DATA FOR THE TASK -
::::

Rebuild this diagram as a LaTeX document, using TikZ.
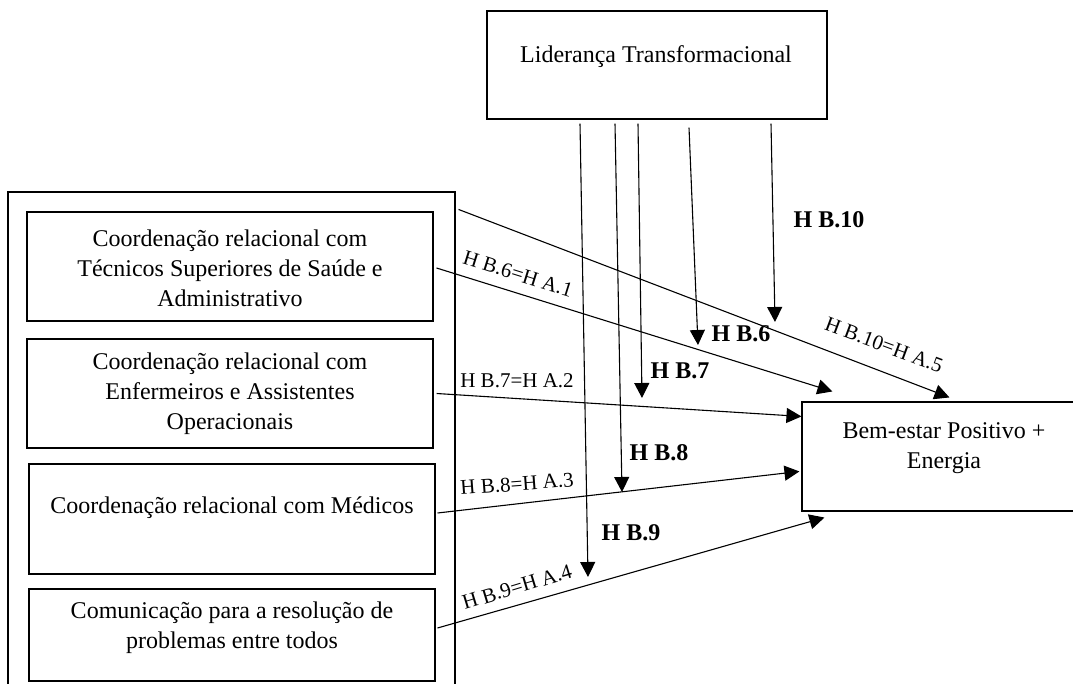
\documentclass[tikz,border=0pt]{standalone}
\usepackage{fontspec}
\setmainfont{Liberation Serif}
\usetikzlibrary{arrows.meta,calc}
\begin{document}
\begin{tikzpicture}[x=1pt,y=-1pt,
  box/.style={draw, line width=1.1pt, inner sep=0pt, rectangle},
  txt/.style={font=\fontsize{24}{30}\selectfont, align=center, inner sep=0pt},
  lab/.style={font=\fontsize{21}{25}\selectfont, inner sep=0pt},
  blab/.style={font=\fontsize{24}{28}\selectfont\bfseries, inner sep=0pt},
  arr/.style={line width=1.1pt, -{Triangle[length=15pt,width=15pt]}},
]
\useasboundingbox (0,0) rectangle (1073,684);

% boxes
\node[box, minimum width=447pt, minimum height=528pt] (outer) at (231.5,456) {};
\node[box, minimum width=340pt, minimum height=108pt] (top) at (657,65) {};
\node[box, minimum width=406pt, minimum height=109pt] (b1) at (230,266.5) {};
\node[box, minimum width=406pt, minimum height=109pt] (b2) at (230,393.5) {};
\node[box, minimum width=406pt, minimum height=110pt] (b3) at (232,519) {};
\node[box, minimum width=406pt, minimum height=92pt] (b4) at (232,635) {};
\node[box, minimum width=283pt, minimum height=109pt] (bem) at (943.5,456.5) {};

% texts
\node[txt] (ttop) at (656,57) {Liderança Transformacional};
\node[txt] (t1) at (230,268) {Coordenação relacional com\\Técnicos Superiores de Saúde e\\Administrativo};
\node[txt] (t2) at (230,394) {Coordenação relacional com\\Enfermeiros e Assistentes\\Operacionais};
\node[txt] (t3) at (232,508) {Coordenação relacional com Médicos};
\node[txt] (t4) at (232,628) {Comunicação para a resolução de\\problemas entre todos};
\node[txt] (tbem) at (944,448) {Bem-estar Positivo +\\Energia};

% moderation arrows from the top box
\coordinate (e9) at (588,577);
\coordinate (e8) at (622,492);
\coordinate (e7) at (642,398);
\coordinate (e6) at (698,345);
\coordinate (e10) at (775,322);
\draw[arr] ($(top.south)+(-77,4)$) -- (e9);
\draw[arr] ($(top.south)+(-42,4)$) -- (e8);
\draw[arr] ($(top.south)+(-19,4)$) -- (e7);
\draw[arr] ($(top.south)+(32,8)$) -- (e6);
\draw[arr] ($(top.south)+(114,4)$) -- (e10);

% direct arrows to the outcome
\draw[arr] ($(outer.north east)+(3,18)$) -- ($(bem.north west)+(148,-4)$);
\draw[arr] ($(b1.east)+(3,1.5)$) -- ($(bem.north west)+(31,-10)$);
\draw[arr] ($(b2.east)+(3,0)$) -- ($(bem.north west)+(0,15)$);
\draw[arr] ($(b3.east)+(2,-6)$) -- ($(bem.north west)+(-2,70)$);
\draw[arr] ($(b4.east)+(2,-7)$) -- ($(bem.south west)+(23,6)$);

% path labels
\node[lab, rotate=-17.3] (l1) at (518,274) {H B.6=H A.1};
\node[lab] (l2) at (517,381) {H B.7=H A.2};
\node[lab, rotate=4.2] (l3) at (517,484) {H B.8=H A.3};
\node[lab, rotate=16.9] (l4) at (517,587) {H B.9=H A.4};
\node[lab, rotate=-20.4] (l5) at (884,345) {H B.10=H A.5};

% bold moderation labels
\node[blab] (m10) at (829,220) {H B.10};
\node[blab] (m6) at (741,334) {H B.6};
\node[blab] (m7) at (680,371) {H B.7};
\node[blab] (m8) at (659,453) {H B.8};
\node[blab] (m9) at (631,533) {H B.9};
\end{tikzpicture}
\end{document}
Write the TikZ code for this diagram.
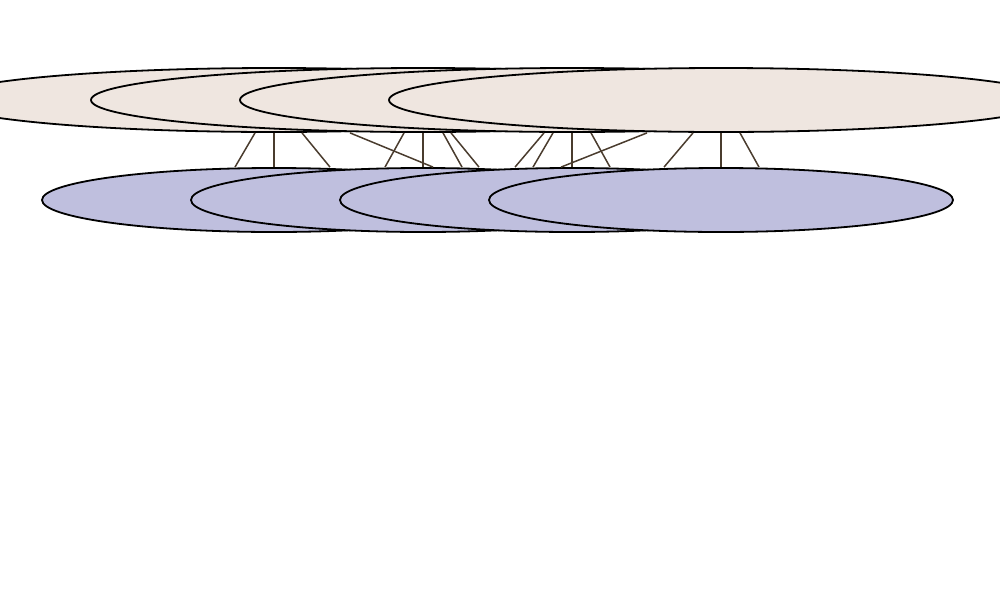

::::

PROBLEM REQUIREMENTS -
Pictures stay out. Print the data exactly, from its first line through the line containing "(0,0) rectangle (1073,684);".

RESULT -
Rebuild this diagram as a LaTeX document, using TikZ.
\documentclass[tikz,border=0pt]{standalone}
\usepackage{fontspec}
\setmainfont{Liberation Serif}
\usetikzlibrary{arrows.meta,calc}
\begin{document}
\begin{tikzpicture}[x=1pt,y=-1pt,
  box/.style={draw, line width=1.1pt, inner sep=0pt, rectangle},
  txt/.style={font=\fontsize{24}{30}\selectfont, align=center, inner sep=0pt},
  lab/.style={font=\fontsize{21}{25}\selectfont, inner sep=0pt},
  blab/.style={font=\fontsize{24}{28}\selectfont\bfseries, inner sep=0pt},
  arr/.style={line width=1.1pt, -{Triangle[length=15pt,width=15pt]}},
]
\useasboundingbox (0,0) rectangle (1073,684);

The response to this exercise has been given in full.